What is Interventional Pain Management?
Conventional pain management treatments such as prescription medications, physical therapy, and other non-invasive techniques help reduce pain. What interventional pain management does differently is that it uses injections and radiofrequency to directly address and treat the root cause of your pain.
Understanding a patient’s pain, the physiology of pain, and available treatments allows pain management specialists to create a multidisciplinary approach that utilizes a variety of techniques best suited to your pain and lifestyle. Interventional pain management has broadened the scope of technology and treatments that are available, effective, and ultimately able to restore your quality of life.
Types of Interventional Pain Management
Injections like nerve blocks, epidural steroid injections, facet joint injections, neuromodulation, and other interventional techniques are used to treat chronic pain disorders accurately and precisely.
Physicians oftentimes will use fluoroscopy to perform the injection. This is a type of X-Ray guidance that allows your physician to see exactly where the injection is being placed in the joint to address the source of pain.
Nerve Block
A nerve block is an injection that is directed towards a specific nerve or group of nerve to treat pain. The injection, an anesthetic or anti-inflammatory medication, blocks the pain signal traveling from that location to your brain, quite literally “turning off” the pain you feel. The block decreases inflammation in the affected area.

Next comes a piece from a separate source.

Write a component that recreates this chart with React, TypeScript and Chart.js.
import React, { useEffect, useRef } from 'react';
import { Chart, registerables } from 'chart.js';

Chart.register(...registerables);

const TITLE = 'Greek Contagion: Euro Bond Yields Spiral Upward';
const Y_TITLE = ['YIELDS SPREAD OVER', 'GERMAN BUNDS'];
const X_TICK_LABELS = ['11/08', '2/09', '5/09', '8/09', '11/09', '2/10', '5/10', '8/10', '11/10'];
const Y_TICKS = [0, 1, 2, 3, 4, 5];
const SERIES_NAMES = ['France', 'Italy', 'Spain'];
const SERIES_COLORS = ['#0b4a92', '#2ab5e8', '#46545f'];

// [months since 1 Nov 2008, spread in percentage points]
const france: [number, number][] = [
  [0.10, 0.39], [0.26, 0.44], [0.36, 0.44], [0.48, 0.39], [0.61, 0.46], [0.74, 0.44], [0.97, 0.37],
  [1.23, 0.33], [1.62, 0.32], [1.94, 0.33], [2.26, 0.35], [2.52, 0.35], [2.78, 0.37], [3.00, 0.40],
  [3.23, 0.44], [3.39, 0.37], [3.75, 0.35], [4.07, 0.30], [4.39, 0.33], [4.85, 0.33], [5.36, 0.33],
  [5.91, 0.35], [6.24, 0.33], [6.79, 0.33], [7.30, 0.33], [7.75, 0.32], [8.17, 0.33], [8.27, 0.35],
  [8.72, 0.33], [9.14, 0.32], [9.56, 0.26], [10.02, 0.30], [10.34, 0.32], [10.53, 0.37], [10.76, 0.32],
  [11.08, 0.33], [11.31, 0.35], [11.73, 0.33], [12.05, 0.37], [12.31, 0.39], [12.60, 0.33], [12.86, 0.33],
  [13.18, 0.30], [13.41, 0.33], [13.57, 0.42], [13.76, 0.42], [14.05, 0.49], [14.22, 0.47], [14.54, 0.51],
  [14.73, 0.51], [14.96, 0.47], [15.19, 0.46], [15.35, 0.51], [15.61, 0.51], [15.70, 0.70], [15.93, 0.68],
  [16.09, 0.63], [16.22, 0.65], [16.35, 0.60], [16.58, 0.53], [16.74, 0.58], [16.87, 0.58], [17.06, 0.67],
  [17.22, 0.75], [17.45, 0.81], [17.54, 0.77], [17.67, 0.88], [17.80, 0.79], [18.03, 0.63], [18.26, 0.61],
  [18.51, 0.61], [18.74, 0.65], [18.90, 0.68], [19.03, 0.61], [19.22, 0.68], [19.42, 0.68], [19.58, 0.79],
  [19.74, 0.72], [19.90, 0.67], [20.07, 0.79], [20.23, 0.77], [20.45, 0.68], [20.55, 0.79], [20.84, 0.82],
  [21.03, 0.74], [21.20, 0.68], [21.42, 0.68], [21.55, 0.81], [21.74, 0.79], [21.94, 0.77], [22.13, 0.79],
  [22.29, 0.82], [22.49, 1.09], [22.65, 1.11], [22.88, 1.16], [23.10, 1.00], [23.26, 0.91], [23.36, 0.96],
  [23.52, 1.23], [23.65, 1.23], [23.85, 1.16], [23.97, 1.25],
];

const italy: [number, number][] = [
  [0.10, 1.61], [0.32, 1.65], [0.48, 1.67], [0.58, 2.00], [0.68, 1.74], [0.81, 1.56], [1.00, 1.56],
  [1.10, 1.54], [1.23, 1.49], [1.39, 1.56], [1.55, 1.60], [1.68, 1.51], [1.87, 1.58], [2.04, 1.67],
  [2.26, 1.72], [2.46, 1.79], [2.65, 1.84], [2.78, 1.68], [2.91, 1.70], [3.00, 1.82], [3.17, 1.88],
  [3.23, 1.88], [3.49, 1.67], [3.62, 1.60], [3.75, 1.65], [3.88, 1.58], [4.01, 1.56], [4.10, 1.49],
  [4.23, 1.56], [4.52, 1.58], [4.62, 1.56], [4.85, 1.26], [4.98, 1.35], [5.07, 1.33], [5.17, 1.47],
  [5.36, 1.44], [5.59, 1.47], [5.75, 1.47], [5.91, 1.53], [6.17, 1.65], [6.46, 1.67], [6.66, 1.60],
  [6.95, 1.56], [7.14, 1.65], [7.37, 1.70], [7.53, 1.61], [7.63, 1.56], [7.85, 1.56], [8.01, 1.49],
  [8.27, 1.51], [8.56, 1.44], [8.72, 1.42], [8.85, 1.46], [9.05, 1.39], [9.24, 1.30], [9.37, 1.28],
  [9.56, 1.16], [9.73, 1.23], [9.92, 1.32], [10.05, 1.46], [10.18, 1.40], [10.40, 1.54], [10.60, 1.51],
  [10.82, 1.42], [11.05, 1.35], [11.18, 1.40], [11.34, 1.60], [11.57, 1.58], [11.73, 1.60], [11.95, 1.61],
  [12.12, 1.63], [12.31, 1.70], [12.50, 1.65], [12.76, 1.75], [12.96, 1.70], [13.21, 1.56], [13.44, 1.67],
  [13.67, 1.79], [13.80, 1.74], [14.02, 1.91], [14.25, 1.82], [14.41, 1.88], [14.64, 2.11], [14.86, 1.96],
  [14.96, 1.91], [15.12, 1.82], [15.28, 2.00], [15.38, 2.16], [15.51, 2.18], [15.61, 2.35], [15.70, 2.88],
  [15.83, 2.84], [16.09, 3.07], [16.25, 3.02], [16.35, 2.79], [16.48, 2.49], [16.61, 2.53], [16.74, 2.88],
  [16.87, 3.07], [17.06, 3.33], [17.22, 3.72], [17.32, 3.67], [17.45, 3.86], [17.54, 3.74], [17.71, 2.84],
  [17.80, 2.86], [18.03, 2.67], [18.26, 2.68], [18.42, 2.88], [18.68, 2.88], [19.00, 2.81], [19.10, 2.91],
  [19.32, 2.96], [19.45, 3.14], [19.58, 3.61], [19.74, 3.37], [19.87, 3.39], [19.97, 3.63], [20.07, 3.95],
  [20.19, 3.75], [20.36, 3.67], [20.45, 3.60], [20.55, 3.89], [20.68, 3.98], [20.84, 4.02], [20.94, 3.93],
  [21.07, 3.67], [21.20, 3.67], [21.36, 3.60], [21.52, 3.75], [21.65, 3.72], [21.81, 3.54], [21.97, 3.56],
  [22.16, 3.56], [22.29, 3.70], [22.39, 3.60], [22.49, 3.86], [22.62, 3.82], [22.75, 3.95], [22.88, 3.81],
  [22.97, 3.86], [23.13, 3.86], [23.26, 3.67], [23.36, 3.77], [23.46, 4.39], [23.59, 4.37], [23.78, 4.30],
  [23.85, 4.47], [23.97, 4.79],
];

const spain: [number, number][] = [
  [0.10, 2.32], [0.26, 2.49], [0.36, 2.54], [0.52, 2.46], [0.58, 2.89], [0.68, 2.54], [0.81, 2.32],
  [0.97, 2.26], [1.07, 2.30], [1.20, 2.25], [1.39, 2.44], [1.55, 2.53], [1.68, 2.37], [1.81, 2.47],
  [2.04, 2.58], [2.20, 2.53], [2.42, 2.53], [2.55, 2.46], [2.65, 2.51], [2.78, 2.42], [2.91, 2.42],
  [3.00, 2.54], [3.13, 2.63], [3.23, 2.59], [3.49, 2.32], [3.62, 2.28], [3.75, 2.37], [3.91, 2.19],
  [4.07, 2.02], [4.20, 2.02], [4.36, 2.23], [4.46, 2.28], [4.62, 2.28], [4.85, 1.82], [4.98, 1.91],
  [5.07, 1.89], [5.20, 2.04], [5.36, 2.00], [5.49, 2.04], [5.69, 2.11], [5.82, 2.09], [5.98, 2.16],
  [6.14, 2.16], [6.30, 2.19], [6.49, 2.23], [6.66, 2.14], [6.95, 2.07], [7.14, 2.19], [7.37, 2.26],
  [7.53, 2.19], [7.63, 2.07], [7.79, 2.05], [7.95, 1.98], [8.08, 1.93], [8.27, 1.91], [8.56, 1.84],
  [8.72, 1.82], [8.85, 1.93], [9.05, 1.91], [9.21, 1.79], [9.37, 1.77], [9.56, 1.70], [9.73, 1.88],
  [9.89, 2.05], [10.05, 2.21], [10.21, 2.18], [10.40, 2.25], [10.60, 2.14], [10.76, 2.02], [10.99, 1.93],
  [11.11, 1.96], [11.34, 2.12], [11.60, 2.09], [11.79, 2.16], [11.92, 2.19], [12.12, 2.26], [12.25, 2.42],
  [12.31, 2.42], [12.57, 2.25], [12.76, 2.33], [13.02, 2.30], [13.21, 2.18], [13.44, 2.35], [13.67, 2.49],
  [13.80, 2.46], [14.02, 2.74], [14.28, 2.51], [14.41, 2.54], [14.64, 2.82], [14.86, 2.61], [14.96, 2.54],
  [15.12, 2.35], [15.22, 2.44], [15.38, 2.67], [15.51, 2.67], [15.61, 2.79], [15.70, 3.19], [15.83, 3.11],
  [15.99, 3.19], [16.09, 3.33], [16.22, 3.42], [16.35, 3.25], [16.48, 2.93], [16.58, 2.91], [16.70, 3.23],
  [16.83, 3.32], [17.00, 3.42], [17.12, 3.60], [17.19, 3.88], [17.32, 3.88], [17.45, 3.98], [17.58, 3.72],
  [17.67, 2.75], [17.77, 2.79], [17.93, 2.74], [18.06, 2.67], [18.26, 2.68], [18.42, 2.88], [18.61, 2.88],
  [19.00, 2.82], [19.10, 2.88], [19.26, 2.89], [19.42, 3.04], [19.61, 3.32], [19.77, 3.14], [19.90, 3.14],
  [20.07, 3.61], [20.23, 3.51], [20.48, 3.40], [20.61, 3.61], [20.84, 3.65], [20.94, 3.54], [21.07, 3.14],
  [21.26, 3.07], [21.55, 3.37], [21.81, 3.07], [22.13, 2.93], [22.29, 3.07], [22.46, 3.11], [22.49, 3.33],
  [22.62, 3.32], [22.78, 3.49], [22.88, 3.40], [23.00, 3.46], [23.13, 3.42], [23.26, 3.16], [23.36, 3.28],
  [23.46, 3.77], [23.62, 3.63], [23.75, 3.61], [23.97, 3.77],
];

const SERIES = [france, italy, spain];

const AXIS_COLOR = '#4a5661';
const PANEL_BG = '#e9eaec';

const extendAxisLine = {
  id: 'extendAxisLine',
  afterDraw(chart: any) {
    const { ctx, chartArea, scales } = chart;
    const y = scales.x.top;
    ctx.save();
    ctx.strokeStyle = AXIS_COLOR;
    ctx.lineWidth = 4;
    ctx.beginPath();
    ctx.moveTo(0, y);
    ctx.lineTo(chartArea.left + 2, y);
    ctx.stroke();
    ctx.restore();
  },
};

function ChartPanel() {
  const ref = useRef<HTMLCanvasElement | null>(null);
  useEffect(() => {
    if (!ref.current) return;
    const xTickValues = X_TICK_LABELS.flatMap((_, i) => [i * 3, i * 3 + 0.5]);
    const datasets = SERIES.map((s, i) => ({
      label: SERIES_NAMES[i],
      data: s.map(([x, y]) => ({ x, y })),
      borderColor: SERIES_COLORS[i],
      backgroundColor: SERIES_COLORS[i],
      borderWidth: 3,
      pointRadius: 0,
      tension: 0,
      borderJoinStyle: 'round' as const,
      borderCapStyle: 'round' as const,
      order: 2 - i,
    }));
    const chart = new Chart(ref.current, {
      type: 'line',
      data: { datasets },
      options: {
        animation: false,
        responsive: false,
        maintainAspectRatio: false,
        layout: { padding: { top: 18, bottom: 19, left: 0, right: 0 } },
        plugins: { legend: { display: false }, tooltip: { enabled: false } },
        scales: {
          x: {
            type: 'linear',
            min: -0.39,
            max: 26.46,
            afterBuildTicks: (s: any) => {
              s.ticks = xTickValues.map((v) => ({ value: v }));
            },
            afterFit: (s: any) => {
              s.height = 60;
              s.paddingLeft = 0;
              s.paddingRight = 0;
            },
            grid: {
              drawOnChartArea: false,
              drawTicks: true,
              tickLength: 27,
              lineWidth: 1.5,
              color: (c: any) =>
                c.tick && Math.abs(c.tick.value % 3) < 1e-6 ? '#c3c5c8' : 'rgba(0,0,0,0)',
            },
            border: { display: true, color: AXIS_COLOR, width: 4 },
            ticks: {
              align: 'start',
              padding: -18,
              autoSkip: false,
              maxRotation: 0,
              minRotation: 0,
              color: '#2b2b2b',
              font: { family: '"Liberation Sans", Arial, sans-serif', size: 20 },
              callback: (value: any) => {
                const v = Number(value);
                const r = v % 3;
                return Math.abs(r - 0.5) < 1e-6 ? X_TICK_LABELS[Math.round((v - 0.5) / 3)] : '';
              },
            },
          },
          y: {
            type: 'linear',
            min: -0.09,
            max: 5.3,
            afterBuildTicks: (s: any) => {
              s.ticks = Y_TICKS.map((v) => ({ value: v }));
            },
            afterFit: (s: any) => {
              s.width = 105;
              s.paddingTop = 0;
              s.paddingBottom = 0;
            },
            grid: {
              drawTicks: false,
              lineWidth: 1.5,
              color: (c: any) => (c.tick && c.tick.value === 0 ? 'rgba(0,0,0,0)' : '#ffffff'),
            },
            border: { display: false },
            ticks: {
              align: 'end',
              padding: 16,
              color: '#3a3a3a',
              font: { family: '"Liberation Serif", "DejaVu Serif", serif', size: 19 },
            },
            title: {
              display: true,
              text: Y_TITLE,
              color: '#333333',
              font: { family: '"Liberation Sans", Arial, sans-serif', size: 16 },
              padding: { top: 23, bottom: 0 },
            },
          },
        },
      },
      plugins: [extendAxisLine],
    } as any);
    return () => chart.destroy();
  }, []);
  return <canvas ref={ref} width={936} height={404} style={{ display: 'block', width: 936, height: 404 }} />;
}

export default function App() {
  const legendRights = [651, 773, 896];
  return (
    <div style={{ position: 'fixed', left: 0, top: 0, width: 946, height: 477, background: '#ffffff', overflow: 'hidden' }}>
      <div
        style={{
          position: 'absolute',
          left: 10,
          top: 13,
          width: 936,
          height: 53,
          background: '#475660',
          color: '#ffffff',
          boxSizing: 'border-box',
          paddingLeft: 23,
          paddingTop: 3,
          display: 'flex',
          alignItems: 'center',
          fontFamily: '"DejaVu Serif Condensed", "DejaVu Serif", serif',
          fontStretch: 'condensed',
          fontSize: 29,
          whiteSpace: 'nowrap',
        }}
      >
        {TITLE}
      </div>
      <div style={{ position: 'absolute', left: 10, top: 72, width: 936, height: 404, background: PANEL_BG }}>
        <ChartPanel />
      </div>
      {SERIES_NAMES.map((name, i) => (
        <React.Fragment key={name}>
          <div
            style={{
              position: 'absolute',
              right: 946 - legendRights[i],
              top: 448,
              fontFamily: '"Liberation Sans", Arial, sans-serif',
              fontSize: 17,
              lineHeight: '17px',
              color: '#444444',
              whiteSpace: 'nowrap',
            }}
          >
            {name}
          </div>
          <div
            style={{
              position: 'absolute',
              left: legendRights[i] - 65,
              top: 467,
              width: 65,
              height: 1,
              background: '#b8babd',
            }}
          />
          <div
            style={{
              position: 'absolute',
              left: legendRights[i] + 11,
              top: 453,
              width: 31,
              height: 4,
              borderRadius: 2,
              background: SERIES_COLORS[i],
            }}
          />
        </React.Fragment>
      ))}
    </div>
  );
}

Epidural Steroid Injection
Epidural steroid injections are another type of nerve block, but they are injected into the epidural space of the spine. The medication calms the nerve, reducing the painful sensations you feel. Epidural steroid injections are used to treat patients with pain caused by a compressed spinal nerve root, sciatica, and even osteoarthritis.
Facet Joint Injections
Facet joints connect the bones of the spine together, allowing for motion and movement. Inflammation causes pain, and facet joint injections can be used to reduce that pain. These injections are placed alongside the joint, and usually involve a concoction of both a steroid and numbing agent. Patients who have not had success with conventional treatments and suffer from neck, arm, low back, or leg pain that is caused by inflammation of the facet joints is a candidate for this procedure.
Radiofrequency Lesioning
Radiofrequency lesioning reduces pain by preventing transmission of pain signals. Radiofrequency utilizes electrical currents to essentially burn small piece of nerve tissue, creating a long-lasting interruption of pain signals to the brain. This is a non-surgical option to reduce chronic pain
Spinal Cord Stimulation
Spinal cord stimulation (SCS) is a type of neuromodulation that helps treat pain that affects the central, peripheral, or autonomic nervous systems by providing electrical stimulation via implanted devices. A small device, similar to that of a pacemaker, is implanted in the back along the spine. The generator transmits low-voltage electrical currents to the spinal cord instead of pain signals. Patients may feel a slight tingling sensation instead of their pain.
Living with chronic pain is not normal, and patients should know that technology is quickly evolving to provide physicians with the most effective and state-of-the-art treatment options for battling chronic pain.